The bursts of physical abuse from my mother, several years ago, severed any connection we formed when I was a child. I've received no punches since I was 12, and drift through the family household like a ghost, avoiding violent contact with my mother.
My relationship with my step-father, on the other hand, has always been quite pleasant. I look up to him, and we had a very good sense of harmony going. I'd say all of this is gone. Lost about 50/55 minutes ago. It's amazing how just 1 minute can topple your view of life upside down.
We had a difference in opinion (regarding WEBSITES FOR FUCK'S SAKE). His eyes got fiery, and he screamed at me, "you fucking idiot!". I responded, "You have no right to speak to me like that. What, just because I don't agree with you, I'm a fucking idiot?" He then left his chair, ran towards me, cornered me, and started to punch me in the torso area. Many times. Chaos ensued. Mum ran to us, seperated us, and yelled at him repeatendly. I just stood there in the living room corner, shaking and crying hysterically.
I'm shaking and crying hysterically now. This has never happened before. I'm so in shock, and surprised, that it happened.
Oh god, I don't even know why I'm writing this here. Once again, I just find writing here as the best way to cleanse my mind of poison. I feel so strange calling someone up and telling them what happened; it's just not something I feel comfortable doing. Oh god, why'd you do it, Dad? I love you so much and you're my role model, and you pull this crazy shit on me today? I'm a fucking adult, a very decent one. I don't deserve this. As much as I think most people are crap, NO ONE should be physically abused - especially over a difference in opinion.

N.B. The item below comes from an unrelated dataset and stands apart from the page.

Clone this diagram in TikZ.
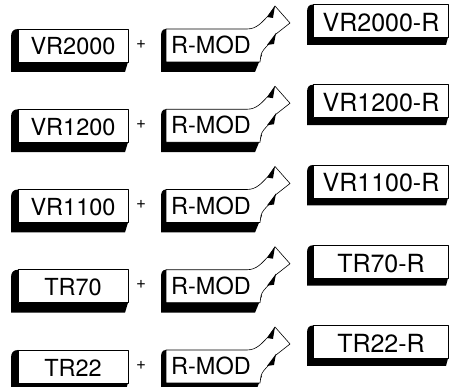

I don't know what to do now. I need to get away. Fuck, this maelstrom of heated emotions that's running through me - I need to get rid of it. Suicidal thoughts ran through my mind, and I'm not embarrassed to admit that (I certainly won't act on them now). I'm not here to ask for attention - this post shows both my strong and weak areas. Both sides of my life, the good and the ugly. The full spectrum, baby.
No one deserves this. Fuck you, daddy. You narrow minded twathead. I'll fucking get you for this.